Markwell Clarizio LLP

Multiple Notices of Allegation are Abusive

The Federal Court of Appeal (Locke JA writing) has held that it is an abuse of process for second persons under the PMNOC Regulations to serve more than one Notice of Allegation (“NOA”) relating to the same patent and drug product.

Janssen v. Apotex 2023 FCA 253

Facts: Janssen markets paliperidone palmitate suspension in prefilled syringes for use to treat schizophrenia (marketed as INVEGA SUSTENNA). Canadian Patent No. 2,655,335 (the “335 Patent”) is listed on the Patent Register in respect of the INVEGA SUSTENNA product.

Apotex filed two abbreviated new drug submissions seeking notices of compliance to market a generic version of Janssen’s INVEGA SUSTENNA product. As part of its submissions, Apotex served a first NOA in which it only alleged that the claims of the 335 Patent would not be infringed by its proposed generic product. Janssen commenced an action under the PMNOC Regulations in response to the first NOA (“Prior Action”). Following a summary trial, the Federal Court found that Apotex’s proposed product would infringe the claims of the 335 Patent and issued declarations of infringement and a permanent injunction (decision here). An appeal from that decision is pending.
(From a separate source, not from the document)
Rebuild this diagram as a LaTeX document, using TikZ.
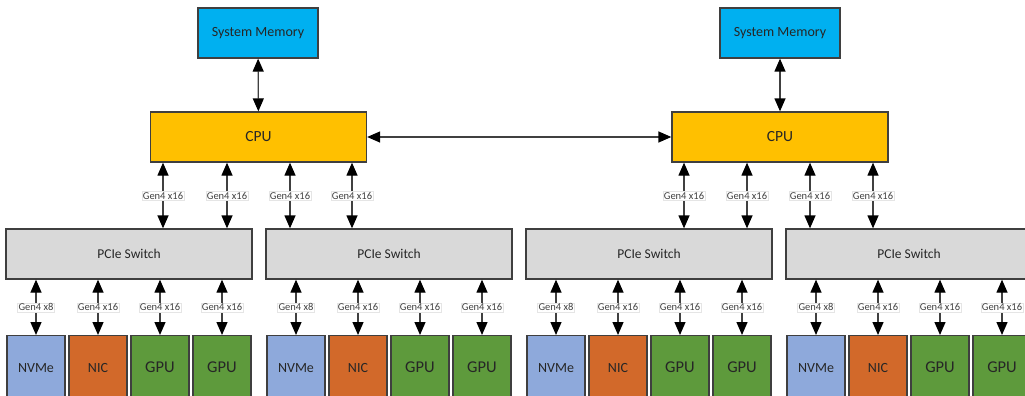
\documentclass[tikz,border=0pt]{standalone}
\usepackage{fontspec}
\setmainfont{Carlito}
\usetikzlibrary{arrows.meta}
\definecolor{memc}{HTML}{00B0F0}
\definecolor{cpuc}{HTML}{FFC000}
\definecolor{swc}{HTML}{D9D9D9}
\definecolor{nvmec}{HTML}{8EA9DB}
\definecolor{nicc}{HTML}{D2692A}
\definecolor{gpuc}{HTML}{5E9A3C}
\definecolor{boxline}{HTML}{3F3F3F}
\definecolor{linec}{HTML}{404040}
\begin{document}
\begin{tikzpicture}[x=1pt,y=-1pt,
  box/.style={draw=boxline,line width=1.3pt,inner sep=0pt,text=black!85},
  arr/.style={line width=1.3pt,draw=linec,{Triangle[length=13pt,width=11pt,color=black]}-{Triangle[length=13pt,width=11pt,color=black]}},
  lbl/.style={fill=white,draw=gray!20,line width=0.3pt,inner sep=1pt,text=black!75,font=\fontsize{10.5}{11}\selectfont},
  mem/.style={box,fill=memc,minimum width=120pt,minimum height=50pt,font=\fontsize{14}{15}\selectfont},
  cpu/.style={box,fill=cpuc,minimum width=216pt,minimum height=50pt,font=\fontsize{15.5}{16}\selectfont},
  sw/.style={box,fill=swc,minimum width=246pt,minimum height=50pt,font=\fontsize{13.5}{14}\selectfont},
  dev/.style={box,minimum width=58pt,minimum height=64pt,anchor=north},
  nvme/.style={dev,fill=nvmec,font=\fontsize{14}{15}\selectfont},
  nic/.style={dev,fill=nicc,font=\fontsize{14}{15}\selectfont},
  gpu/.style={dev,fill=gpuc,font=\fontsize{16.5}{17}\selectfont}]
\clip (0,0) rectangle (1025,396);
\fill[white] (0,0) rectangle (1025,396);
% memory and CPUs
\node[mem] (memL) at (258,33) {System Memory};
\node[mem] (memR) at (780,33) {System Memory};
\node[cpu] (cpuL) at (258.5,137) {CPU};
\node[cpu] (cpuR) at (780,137) {CPU};
\draw[arr] (memL) -- (cpuL);
\draw[arr] (memR) -- (cpuR);
\draw[arr] (cpuL) -- (cpuR);
% switches and devices
\foreach \g in {0,1,2,3}{
  \pgfmathsetmacro{\ox}{260*\g}
  \node[sw] (sw\g) at (\ox+129,254) {PCIe Switch};
  \node[nvme] (nv\g) at (\ox+36,335) {NVMe};
  \node[nic] (ni\g) at (\ox+98,335) {NIC};
  \node[gpu] (ga\g) at (\ox+160,335) {GPU};
  \node[gpu] (gb\g) at (\ox+222,335) {GPU};
  \draw[arr] (sw\g.south -| nv\g.north) -- (nv\g.north) node[lbl,midway] {Gen4 x8};
  \draw[arr] (sw\g.south -| ni\g.north) -- (ni\g.north) node[lbl,midway] {Gen4 x16};
  \draw[arr] (sw\g.south -| ga\g.north) -- (ga\g.north) node[lbl,midway] {Gen4 x16};
  \draw[arr] (sw\g.south -| gb\g.north) -- (gb\g.north) node[lbl,midway] {Gen4 x16};
}
% CPU to switch links
\coordinate (c1) at (163,0);
\coordinate (c2) at (227,0);
\coordinate (c3) at (290,0);
\coordinate (c4) at (352,0);
\coordinate (c5) at (684,0);
\coordinate (c6) at (747,0);
\coordinate (c7) at (810,0);
\coordinate (c8) at (873,0);
\draw[arr] (cpuL.south -| c1) -- (sw0.north -| c1) node[lbl,midway] {Gen4 x16};
\draw[arr] (cpuL.south -| c2) -- (sw0.north -| c2) node[lbl,midway] {Gen4 x16};
\draw[arr] (cpuL.south -| c3) -- (sw1.north -| c3) node[lbl,midway] {Gen4 x16};
\draw[arr] (cpuL.south -| c4) -- (sw1.north -| c4) node[lbl,midway] {Gen4 x16};
\draw[arr] (cpuR.south -| c5) -- (sw2.north -| c5) node[lbl,midway] {Gen4 x16};
\draw[arr] (cpuR.south -| c6) -- (sw2.north -| c6) node[lbl,midway] {Gen4 x16};
\draw[arr] (cpuR.south -| c7) -- (sw3.north -| c7) node[lbl,midway] {Gen4 x16};
\draw[arr] (cpuR.south -| c8) -- (sw3.north -| c8) node[lbl,midway] {Gen4 x16};
\end{tikzpicture}
\end{document}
Following the Federal Court’s holding of infringement, Apotex served a second NOA in which it alleged that the claims of the 335 Patent were invalid because they are directed to unpatentable methods of medical treatment. No non-infringement allegations were included in the second NOA. In response to this NOA, Janssen commenced further actions pursuant to the PMNOC Regulations and brought a motion for summary judgment arguing that Apotex’s Defence was an abuse of process. The motion was dismissed (decision here) and Janssen appealed.

Decision: The Federal Court of Appeal allowed Janssen’s appeal and held that Apotex’s second NOA constituted an abuse of process. There were no special circumstances allowing the relitigation of issues relating to the 335 Patent; Apotex failed to provide a valid reason why it did not include the invalidity allegations in the first NOA. In essence, Apotex was not permitted to litigate by instalments.

The Court of Appeal began its analysis by noting that the doctrine of abuse of process engages the inherent power of the court to prevent misuse of its procedures in a way that would bring the administration of justice into disrepute. The Court of Appeal emphasized that the doctrine of abuse of process focuses on the integrity of judicial decision making, as opposed to the interests of the specific parties. In the context of ordinary patent infringement actions, the jurisprudence has developed such that, unless there are special circumstances, a defendant cannot relitigate issues in respect of the same patent. For example, it is an abuse of process for a party to defend an infringement action on the basis of non-infringement, and after losing that action, to then allege invalidity of the same patent in a further action. The fact there was a pending appeal of the Prior Action did not preclude a finding of abuse of process.

The Court of Appeal noted that the doctrine of abuse of process is especially engaged in actions under the PMNOC Regulations because one of the main purposes of the 2017 amendments to the Regulations was to avoid multiple proceedings concerning the same patent for the same product. For this reason, the Court of Appeal held that even though the PMNOC Regulations do not specifically prevent a second person from serving multiple Notices of Allegation in respect of the same drug, the purpose of the regime nonetheless requires that all non-infringement and invalidity issues concerning a patent should be raised by a second person and decided by the Court in one action. It is an abuse of process for a second person to split its case and keep some of its allegations in respect of a patent in reserve as a back-up strategy.

With regard to Apotex’s second NOA, the Court of Appeal held that the Federal Court erred in law by applying the wrong test for abuse of process. The Federal Court should have considered whether it would have been permissible for a defendant in an ordinary patent infringement action to defend the action on the basis of non-infringement and then, after losing on that defence, to commence a second action to invalidate the same patent. The Court of Appeal noted that, in the absence of special circumstances, such a second action would normally constitute an abuse of process. No special circumstances were advanced by Apotex in this case explaining why its invalidity allegation could not have been included in its first NOA.

Finally, with regard to remedies, the Federal Court of Appeal decided that, because a trial in respect of the second NOA was imminent (March 2024), no useful purpose would be served by sending the motion back to the Federal Court for redetermination. Rather, the Court of Appeal granted Janssen’s actions in the underlying proceedings, declared that Apotex’s proposed product would infringe the claims of the 335 Patent, and granted a permanent injunction until the expiry of the 335 Patent.

Apotex has a statutory right to file an application for leave to appeal to the Supreme Court of Canada within 60 days of the FCA decision.